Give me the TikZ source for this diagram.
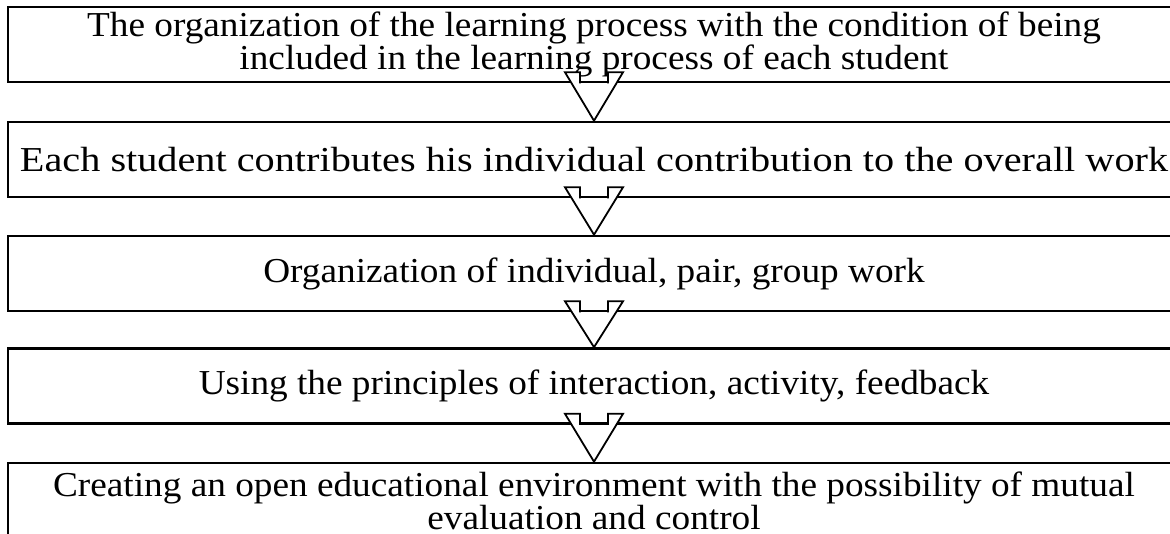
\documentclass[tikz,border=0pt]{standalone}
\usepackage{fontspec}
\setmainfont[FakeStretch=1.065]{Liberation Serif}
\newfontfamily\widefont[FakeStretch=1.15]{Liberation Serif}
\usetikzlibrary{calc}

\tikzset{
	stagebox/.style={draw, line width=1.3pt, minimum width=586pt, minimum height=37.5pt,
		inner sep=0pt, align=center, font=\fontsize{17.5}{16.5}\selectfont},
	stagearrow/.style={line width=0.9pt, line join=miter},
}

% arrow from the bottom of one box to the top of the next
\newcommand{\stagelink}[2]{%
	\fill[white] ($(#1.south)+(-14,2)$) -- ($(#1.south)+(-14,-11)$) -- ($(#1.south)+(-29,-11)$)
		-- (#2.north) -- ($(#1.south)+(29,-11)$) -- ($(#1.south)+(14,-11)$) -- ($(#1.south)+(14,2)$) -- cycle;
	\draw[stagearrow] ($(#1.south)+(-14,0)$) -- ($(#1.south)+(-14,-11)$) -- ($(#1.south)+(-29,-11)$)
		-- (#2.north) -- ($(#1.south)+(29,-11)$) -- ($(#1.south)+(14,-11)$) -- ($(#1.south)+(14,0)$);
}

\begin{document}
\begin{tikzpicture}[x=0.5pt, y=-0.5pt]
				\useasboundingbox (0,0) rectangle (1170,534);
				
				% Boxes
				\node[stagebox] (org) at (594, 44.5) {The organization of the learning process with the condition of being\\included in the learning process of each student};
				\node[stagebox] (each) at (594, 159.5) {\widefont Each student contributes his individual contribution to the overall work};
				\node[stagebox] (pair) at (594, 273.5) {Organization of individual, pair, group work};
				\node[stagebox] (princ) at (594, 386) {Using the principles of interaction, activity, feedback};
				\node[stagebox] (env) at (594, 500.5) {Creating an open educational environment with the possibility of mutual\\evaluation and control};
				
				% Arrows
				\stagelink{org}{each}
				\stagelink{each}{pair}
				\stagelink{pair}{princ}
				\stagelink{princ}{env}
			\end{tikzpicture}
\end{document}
※ ※ ※
# The task
Each line from the top of the material through the line containing "(0,0) rectangle (1170,534);" should be reproduced exactly; please drop any images.

# Written answer
Give me the TikZ source for this diagram.
\documentclass[tikz,border=0pt]{standalone}
\usepackage{fontspec}
\setmainfont[FakeStretch=1.065]{Liberation Serif}
\newfontfamily\widefont[FakeStretch=1.15]{Liberation Serif}
\usetikzlibrary{calc}

\tikzset{
	stagebox/.style={draw, line width=1.3pt, minimum width=586pt, minimum height=37.5pt,
		inner sep=0pt, align=center, font=\fontsize{17.5}{16.5}\selectfont},
	stagearrow/.style={line width=0.9pt, line join=miter},
}

% arrow from the bottom of one box to the top of the next
\newcommand{\stagelink}[2]{%
	\fill[white] ($(#1.south)+(-14,2)$) -- ($(#1.south)+(-14,-11)$) -- ($(#1.south)+(-29,-11)$)
		-- (#2.north) -- ($(#1.south)+(29,-11)$) -- ($(#1.south)+(14,-11)$) -- ($(#1.south)+(14,2)$) -- cycle;
	\draw[stagearrow] ($(#1.south)+(-14,0)$) -- ($(#1.south)+(-14,-11)$) -- ($(#1.south)+(-29,-11)$)
		-- (#2.north) -- ($(#1.south)+(29,-11)$) -- ($(#1.south)+(14,-11)$) -- ($(#1.south)+(14,0)$);
}

\begin{document}
\begin{tikzpicture}[x=0.5pt, y=-0.5pt]
				\useasboundingbox (0,0) rectangle (1170,534);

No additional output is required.